Chapter 6 Practice Quiz — Of Mice and Men
by John Steinbeck — tap or click to flip
Practice Quiz: Chapter 6
Where does Chapter 6 take place?
The clearing beside the Salinas River pool, the same location where the novella opened in Chapter 1.
Who is the first person to appear at the river in Chapter 6?
Lennie arrives first, alone, having fled the ranch after killing Curley's wife.
What two hallucinations does Lennie experience while waiting by the river?
He sees a vision of his Aunt Clara who scolds him, followed by a giant rabbit that tells him George will leave him.
What does the imagined Aunt Clara scold Lennie about?
She reprimands him for never listening, always doing bad things, and for causing George endless trouble.
What does the giant rabbit hallucination tell Lennie?
It tells Lennie he is too stupid to tend rabbits and that George will get sick of him and leave him.
How does George behave when he finds Lennie at the river?
George is calm and gentle rather than angry, speaking softly and without the scolding Lennie expects.
What story does George tell Lennie one final time?
The dream of their own farm where they will live off the land and Lennie will tend the rabbits.
What does George tell Lennie to do before he shoots him?
George tells Lennie to take off his hat and look across the river while imagining the dream farm.
What weapon does George use to kill Lennie?
Carlson's Luger pistol, which George took from the bunkhouse before coming to the river.
Where does George shoot Lennie?
In the back of the head, the same way Carlson shot Candy's old dog in Chapter 3.
How does the method of Lennie's death parallel an earlier event in the novella?
It mirrors Carlson shooting Candy's dog in the back of the head with the same Luger — both are mercy killings to prevent greater suffering.
What does George tell the other men about how Lennie died?
George lets them believe he wrestled the gun away from Lennie and then shot him in self-defense.
Which character understands the truth about what George did?
Slim is the only one who comprehends that George killed Lennie out of mercy and love, not self-defense.
What is the significance of Carlson's final line in the novella?
Carlson asks what's wrong with George and Slim, revealing his inability to comprehend their emotional depth — highlighting the loneliness and emotional isolation of the ranch world.
What does the circular structure of the novella (ending where it began) symbolize?
It symbolizes the inescapability of fate and the impossibility of the American Dream for men like George and Lennie, suggesting nothing has truly changed.
What natural event at the pool foreshadows Lennie's death?
A heron catches and swallows a water snake, symbolizing the predatory cycle of nature and the strong consuming the weak.
Why does George choose to kill Lennie himself rather than letting the mob find him?
George wants to spare Lennie from a violent, terrifying death at the hands of Curley's mob, echoing Candy's regret about not shooting his own dog.

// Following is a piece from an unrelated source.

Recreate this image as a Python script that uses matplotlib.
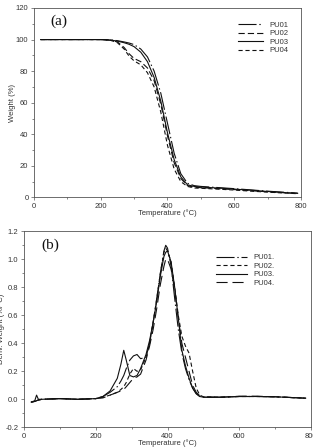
# plot.py
# Two stacked thermal analysis panels: (a) TGA weight loss, (b) DTG derivative.

import matplotlib
matplotlib.use('Agg')
import matplotlib.pyplot as plt
from matplotlib.ticker import MultipleLocator

plt.rcParams['font.family'] = ['Liberation Sans', 'DejaVu Sans']
plt.rcParams['lines.scale_dashes'] = False

# (a) TGA weight (%) vs temperature (°C)
tga_temperature = [20, 100, 200, 230, 250, 270, 285, 300, 320, 340, 360, 380,
                   400, 420, 440, 460, 480, 500, 550, 600, 650, 700, 750, 790]
tga_pu01 = [100, 100, 100, 99.8, 99.3, 98.5, 97.8, 96.8, 94, 89, 80, 66,
            47, 28, 15, 9, 7.5, 7, 6.3, 5.6, 4.8, 4.0, 3.3, 2.8]
tga_pu02 = [100, 100, 100, 99.5, 98.5, 95, 91, 88, 86, 82, 74, 59,
            39, 22, 12, 7.5, 6.5, 6.2, 5.6, 5.0, 4.3, 3.6, 3.0, 2.5]
tga_pu03 = [100, 100, 100, 99.7, 99, 98, 97, 95.5, 92, 86, 76, 61,
            41, 24, 13, 8, 7, 6.6, 6.0, 5.3, 4.6, 3.8, 3.1, 2.6]
tga_pu04 = [100, 100, 100, 99.5, 98, 94, 89.5, 86.5, 84, 79, 70, 54,
            33, 18, 10, 7, 6, 5.8, 5.3, 4.7, 4.0, 3.4, 2.8, 2.4]

# (b) DTG derivative weight (%/°C) vs temperature (°C)
dtg_temperature = [20, 30, 35, 40, 50, 100, 150, 200, 220, 240, 260, 270, 278,
                   285, 295, 305, 315, 325, 340, 350, 360, 370, 380, 390, 395,
                   400, 410, 420, 430, 440, 450, 460, 470, 480, 490, 500, 550,
                   600, 650, 700, 750, 785]
dtg_pu01 = [-0.02, -0.01, 0.03, 0.0, 0.0, 0.005, 0.0, 0.005, 0.02, 0.05, 0.09,
            0.13, 0.17, 0.22, 0.28, 0.31, 0.32, 0.29, 0.30, 0.40, 0.55, 0.72,
            0.90, 1.06, 1.10, 1.08, 0.95, 0.72, 0.50, 0.33, 0.22, 0.14, 0.08,
            0.04, 0.02, 0.015, 0.015, 0.02, 0.02, 0.018, 0.012, 0.008]
dtg_pu02 = [-0.02, -0.015, -0.01, -0.005, 0.0, 0.005, 0.0, 0.005, 0.015, 0.03,
            0.05, 0.07, 0.09, 0.12, 0.18, 0.22, 0.20, 0.21, 0.30, 0.40, 0.55,
            0.72, 0.90, 1.05, 1.08, 1.06, 0.98, 0.80, 0.60, 0.45, 0.38, 0.33,
            0.20, 0.08, 0.03, 0.018, 0.015, 0.02, 0.02, 0.018, 0.012, 0.008]
dtg_pu03 = [-0.02, -0.015, -0.01, -0.005, 0.0, 0.005, 0.0, 0.005, 0.02, 0.06,
            0.15, 0.25, 0.35, 0.28, 0.17, 0.16, 0.17, 0.22, 0.32, 0.42, 0.55,
            0.70, 0.88, 1.02, 1.05, 1.06, 0.98, 0.80, 0.58, 0.35, 0.24, 0.15,
            0.08, 0.04, 0.02, 0.015, 0.015, 0.02, 0.02, 0.018, 0.012, 0.008]
dtg_pu04 = [-0.02, -0.015, -0.01, -0.005, 0.0, 0.005, 0.0, 0.005, 0.01, 0.03,
            0.05, 0.06, 0.07, 0.09, 0.12, 0.15, 0.16, 0.18, 0.28, 0.38, 0.50,
            0.65, 0.82, 0.95, 1.00, 1.00, 0.93, 0.78, 0.58, 0.40, 0.30, 0.20,
            0.10, 0.05, 0.025, 0.015, 0.015, 0.022, 0.022, 0.018, 0.012, 0.008]

labels_top = ['PU01', 'PU02', 'PU03', 'PU04']
labels_bottom = ['PU01.', 'PU02.', 'PU03.', 'PU04.']

ink = '#111111'
text_color = '#333333'
frame_color = '#555555'
font_size = 5.5

dash_dot = (0, (13, 2, 1, 2))
long_dash = (0, (4.5, 2.2))
short_dash = (0, (3, 2))
longer_dash = (0, (8, 3.5))


def style_axis(axis, x_label, y_label, ylabel_x, xlabel_y):
    # Outward ticks on left and bottom, plain frame elsewhere
    for spine in axis.spines.values():
        spine.set_linewidth(0.6)
        spine.set_color(frame_color)
    axis.tick_params(which='both', direction='out', width=0.5,
                     color=frame_color, labelsize=font_size,
                     labelcolor=text_color, pad=1.5, top=False, right=False)
    axis.tick_params(which='major', length=2.5)
    axis.tick_params(which='minor', length=1.5)
    axis.set_xlabel(x_label, fontsize=font_size, color=text_color)
    axis.set_ylabel(y_label, fontsize=font_size, color=text_color)
    axis.yaxis.set_label_coords(ylabel_x, 0.5)
    axis.xaxis.set_label_coords(0.5, xlabel_y)


fig = plt.figure(figsize=(3.13, 4.48), dpi=100)

# Panel (a)
axis_top = fig.add_axes([0.1086, 0.5592, 0.853, 0.423])
axis_top.plot(tga_temperature, tga_pu01, color=ink, lw=0.8, linestyle=dash_dot, label=labels_top[0])
axis_top.plot(tga_temperature, tga_pu02, color=ink, lw=0.8, linestyle=long_dash, label=labels_top[1])
axis_top.plot(tga_temperature, tga_pu03, color=ink, lw=0.8, linestyle='-', label=labels_top[2])
axis_top.plot(tga_temperature, tga_pu04, color=ink, lw=0.8, linestyle=short_dash, label=labels_top[3])
axis_top.set_xlim(0, 800)
axis_top.set_ylim(0, 120)
axis_top.xaxis.set_major_locator(MultipleLocator(200))
axis_top.xaxis.set_minor_locator(MultipleLocator(100))
axis_top.yaxis.set_major_locator(MultipleLocator(20))
axis_top.yaxis.set_minor_locator(MultipleLocator(10))
style_axis(axis_top, 'Temperature (°C)', 'Weight (%)', -0.067, -0.064)
axis_top.text(0.06, 0.93, '(a)', transform=axis_top.transAxes, fontsize=11,
              family='Liberation Serif', color=ink, va='center', ha='left')
axis_top.legend(loc='upper left', bbox_to_anchor=(0.764, 0.929), frameon=False,
                fontsize=font_size, handlelength=3.3, handletextpad=0.8,
                labelspacing=0.15, borderpad=0, borderaxespad=0,
                labelcolor=text_color)

# Panel (b)
axis_bottom = fig.add_axes([0.0767, 0.0462, 0.917, 0.4375])
axis_bottom.plot(dtg_temperature, dtg_pu01, color=ink, lw=0.8, linestyle=dash_dot, label=labels_bottom[0])
axis_bottom.plot(dtg_temperature, dtg_pu02, color=ink, lw=0.8, linestyle=short_dash, label=labels_bottom[1])
axis_bottom.plot(dtg_temperature, dtg_pu03, color=ink, lw=0.8, linestyle='-', label=labels_bottom[2])
axis_bottom.plot(dtg_temperature, dtg_pu04, color=ink, lw=0.8, linestyle=longer_dash, label=labels_bottom[3])
axis_bottom.set_xlim(0, 800)
axis_bottom.set_ylim(-0.2, 1.2)
axis_bottom.xaxis.set_major_locator(MultipleLocator(200))
axis_bottom.xaxis.set_minor_locator(MultipleLocator(100))
axis_bottom.yaxis.set_major_locator(MultipleLocator(0.2))
axis_bottom.yaxis.set_minor_locator(MultipleLocator(0.1))
axis_bottom.yaxis.set_major_formatter(plt.FuncFormatter(lambda value, _: f'{value:.1f}'))
style_axis(axis_bottom, 'Temperature (°C)', 'Deriv. Weight (%/°C)', -0.066, -0.062)
axis_bottom.text(0.06, 0.93, '(b)', transform=axis_bottom.transAxes, fontsize=11,
                 family='Liberation Serif', color=ink, va='center', ha='left')
axis_bottom.legend(loc='upper left', bbox_to_anchor=(0.669, 0.885), frameon=False,
                   fontsize=font_size, handlelength=4.0, handletextpad=0.9,
                   labelspacing=0.15, borderpad=0, borderaxespad=0,
                   labelcolor=text_color)

fig.savefig('out.png', dpi=100)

What is the situational irony of Lennie's death location?
The river clearing was designated as George and Lennie's safe meeting place, yet it becomes the site where George kills Lennie — their sanctuary becomes a place of death.
What happens to the American Dream in Chapter 6?
The dream dies with Lennie. Without Lennie's childlike belief to sustain it, the farm fantasy can no longer exist, and George is left alone like the other drifting ranch hands.
What time of day does Chapter 6 take place, and what does this symbolize?
The chapter takes place in late afternoon as the sun is setting, symbolizing the end of life, hope, and the dream.
How does Slim console George after Lennie's death?
Slim approaches George quietly, sits beside him, and says they should go get a drink, showing compassionate understanding without judgment.
What theme does Lennie's hallucination of the giant rabbit reinforce?
It reinforces the theme of the impossibility of the dream — even in Lennie's own imagination, the rabbits (symbolizing the dream) tell him he is unworthy.
What is the emotional state Lennie is in when George shoots him?
Lennie is calm and happy, smiling as he imagines the dream farm with the rabbits, unaware of what is about to happen.